January 30, 2007 Poso, Indonesia …. [Gay Tuballes/Adventist News Dispatch/ANN Staff]
The morning of January 13 started out as a rather typical Saturday when Seventh-day Adventists in Poso, Central Sulawesi, Indonesia headed to the Adventist church to worship until a bomb, wrapped in a plastic bag, was discovered by one of the church members under some bushes at the main entrance. With this discovery church members quickly alerted the police who sent a bomb specialist to deactivate the bomb.
According to the police, the bomb was active and could have been detonated by a cellular phone. Police also say that so far leads point to involvement of Muslim extremists.

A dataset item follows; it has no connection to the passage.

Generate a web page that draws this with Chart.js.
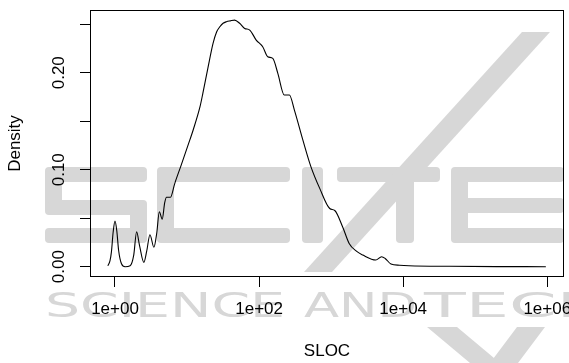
<!DOCTYPE html>
<html>
<head>
<meta charset="utf-8">
<script src="https://cdn.jsdelivr.net/npm/chart.js@4.4.1/dist/chart.umd.min.js"></script>
<style>
  html, body { margin: 0; padding: 0; background: #fff; }
  #chart { display: block; }
</style>
</head>
<body>
<canvas id="chart" width="569" height="363"></canvas>
<script>
// kernel density of SLOC (x in log10 units)
const slocLog10 = [
  -0.10, -0.07, -0.05, -0.025, 0.00, 0.025, 0.05, 0.09, 0.14, 0.21,
  0.26, 0.30, 0.34, 0.40, 0.44, 0.485, 0.54, 0.58, 0.615, 0.655,
  0.69, 0.715, 0.77, 0.83, 0.92, 1.04, 1.085, 1.18, 1.22, 1.29,
  1.36, 1.41, 1.455, 1.50, 1.547, 1.60, 1.66, 1.73, 1.80, 1.87,
  1.96, 2.05, 2.12, 2.19, 2.26, 2.35, 2.42, 2.49, 2.61, 2.72,
  2.84, 2.98, 3.05, 3.16, 3.25, 3.35, 3.44, 3.62, 3.70, 3.75,
  3.83, 3.95, 4.08, 4.64, 5.30, 5.98
];
const density = [
  0.001, 0.006, 0.015, 0.036, 0.047, 0.037, 0.017, 0.003, 0.000, 0.001,
  0.012, 0.036, 0.022, 0.0045, 0.016, 0.033, 0.020, 0.035, 0.0567, 0.049,
  0.066, 0.0716, 0.0716, 0.086, 0.105, 0.131, 0.141, 0.165, 0.179, 0.205,
  0.230, 0.242, 0.2474, 0.251, 0.2526, 0.2535, 0.2543, 0.251, 0.2457, 0.244,
  0.2337, 0.2268, 0.2165, 0.2148, 0.1994, 0.177, 0.177, 0.1615, 0.130, 0.103,
  0.081, 0.060, 0.058, 0.041, 0.024, 0.016, 0.012, 0.0069, 0.0103, 0.0085,
  0.0028, 0.0015, 0.001, 0.0004, 0.0001, 0.0000
];

const xTickValues = [1, 100, 10000, 1000000];
const xTickLabels = ['1e+00', '1e+02', '1e+04', '1e+06'];
const yTickValues = [0, 0.05, 0.10, 0.15, 0.20, 0.25];
const yTickLabels = ['0.00', '', '0.10', '', '0.20', ''];

const points = slocLog10.map((v, i) => ({ x: Math.pow(10, v), y: density[i] }));

const axisFont = { family: "'Liberation Sans', Arial, sans-serif", size: 17 };

// faint publisher watermark behind the plot
const watermark = {
  id: 'watermark',
  beforeDraw(chart) {
    const ctx = chart.ctx;
    ctx.save();
    ctx.fillStyle = '#d7d7d7';
    const bars = [
      // S
      [55, 167, 92, 15], [45, 167, 17, 48], [48, 200, 96, 15], [130, 200, 17, 43], [45, 228, 97, 15],
      // C
      [165, 167, 125, 15], [157, 167, 17, 76], [165, 228, 125, 15],
      // I
      [302, 167, 21, 76],
      // T
      [337, 167, 103, 15], [396, 167, 18, 76],
      // E
      [455, 167, 109, 15], [451, 167, 17, 76], [455, 198, 109, 15], [455, 228, 109, 15]
    ];
    bars.forEach(b => {
      ctx.beginPath();
      ctx.roundRect(b[0], b[1], b[2], b[3], 4);
      ctx.fill();
    });
    // diagonal stroke and lower chevron
    ctx.beginPath();
    ctx.moveTo(522, 32); ctx.lineTo(550, 32); ctx.lineTo(332, 272); ctx.lineTo(304, 272);
    ctx.closePath(); ctx.fill();
    ctx.beginPath();
    ctx.moveTo(427, 327); ctx.lineTo(457, 327); ctx.lineTo(500, 363); ctx.lineTo(470, 363);
    ctx.closePath(); ctx.fill();
    ctx.beginPath();
    ctx.moveTo(517, 327); ctx.lineTo(545, 327); ctx.lineTo(518, 363); ctx.lineTo(490, 363);
    ctx.closePath(); ctx.fill();

    ctx.font = "33px 'DejaVu Sans'";
    ctx.textBaseline = 'alphabetic';
    const word = (txt, x, w) => {
      const m = ctx.measureText(txt).width;
      ctx.save();
      ctx.translate(x, 317);
      ctx.scale(w / m, 1);
      ctx.fillText(txt, 0, 0);
      ctx.restore();
    };
    word('SCIENCE', 45, 240);
    word('AND', 304, 113);
    word('TECHNOLOGY', 424, 470);
    ctx.restore();
  }
};

const frame = {
  id: 'frame',
  afterDraw(chart) {
    const a = chart.chartArea;
    const ctx = chart.ctx;
    ctx.save();
    ctx.strokeStyle = '#000';
    ctx.lineWidth = 1;
    ctx.strokeRect(a.left + 0.5, a.top + 0.5, a.right - a.left - 1, a.bottom - a.top - 1);
    ctx.restore();
  }
};

new Chart(document.getElementById('chart'), {
  type: 'line',
  data: {
    datasets: [{
      data: points,
      borderColor: '#000',
      borderWidth: 1.1,
      pointRadius: 0,
      fill: false,
      cubicInterpolationMode: 'monotone'
    }]
  },
  options: {
    responsive: false,
    animation: false,
    devicePixelRatio: 1,
    layout: { padding: { top: 10, right: 5, left: 0, bottom: 0 } },
    plugins: {
      legend: { display: false },
      tooltip: { enabled: false }
    },
    scales: {
      x: {
        type: 'logarithmic',
        min: 0.4498,
        max: 1.706e6,
        afterBuildTicks: s => { s.ticks = xTickValues.map(v => ({ value: v })); },
        afterFit: s => { s.height = 86; s.paddingLeft = 0; s.paddingRight = 0; },
        grid: { drawOnChartArea: false, drawTicks: true, tickLength: 10, color: '#000', lineWidth: 1 },
        border: { display: false },
        ticks: {
          color: '#000',
          font: axisFont,
          padding: 12,
          autoSkip: false,
          minRotation: 0,
          maxRotation: 0,
          callback: (v, i) => xTickLabels[i]
        },
        title: { display: true, text: 'SLOC', color: '#000', font: axisFont, padding: { top: 0, bottom: 1 } }
      },
      y: {
        min: -0.01062,
        max: 0.2647,
        afterBuildTicks: s => { s.ticks = yTickValues.map(v => ({ value: v })); },
        afterFit: s => { s.width = 90; s.paddingTop = 0; s.paddingBottom = 0; },
        grid: { drawOnChartArea: false, drawTicks: true, tickLength: 10, color: '#000', lineWidth: 1 },
        border: { display: false },
        ticks: {
          color: '#000',
          font: axisFont,
          padding: 4,
          autoSkip: false,
          minRotation: 90,
          maxRotation: 90,
          crossAlign: 'center',
          callback: (v, i) => yTickLabels[i]
        },
        title: { display: true, text: 'Density', color: '#000', font: axisFont, padding: { top: 5.4, bottom: 0 } }
      }
    }
  },
  plugins: [watermark, frame]
});
</script>
</body>
</html>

The Poso Adventist Church has a membership of 100, a number that shrunk from around 200 original members when the feud between Muslims and Christians flared up six years ago.
Prior to the discovery of this bomb, the previous Poso Adventist church was among four other Adventist churches in the area burned down by extremists in the past few years. Church leaders in the area say that the attacks do not specifically target Adventist churches, but Christian churches in general.
“Members of that church are again on red alert. It is not safe and easy now worshipping God in any place,” said Pastor Erents Sahensolar, president of the Adventist church in Central Sulawesi.
“This [isn't] the only bomb incident that happened [in that area],” said Moldy Mambu, associate treasurer at the Adventist church headquarters in the Southern Asia-Pacific region.
He told ANN that five years ago at the turn of the New Year, a bomb exploded at midnight near the Poso Adventist Church. It was timed to strike Adventists at the very height of the New Year's celebration. Little did the alleged terrorists know that the Adventist believers had already observed the New Year at sunset, the Biblical mark of a new day.
The police have sent security forces to survey and secure the area surrounding the church. Indonesia is a predominantly Muslim country with a Christian presence only eight percent. There are nearly 6,500 Adventists worshipping in 41 churches in the Central Sulawesi area.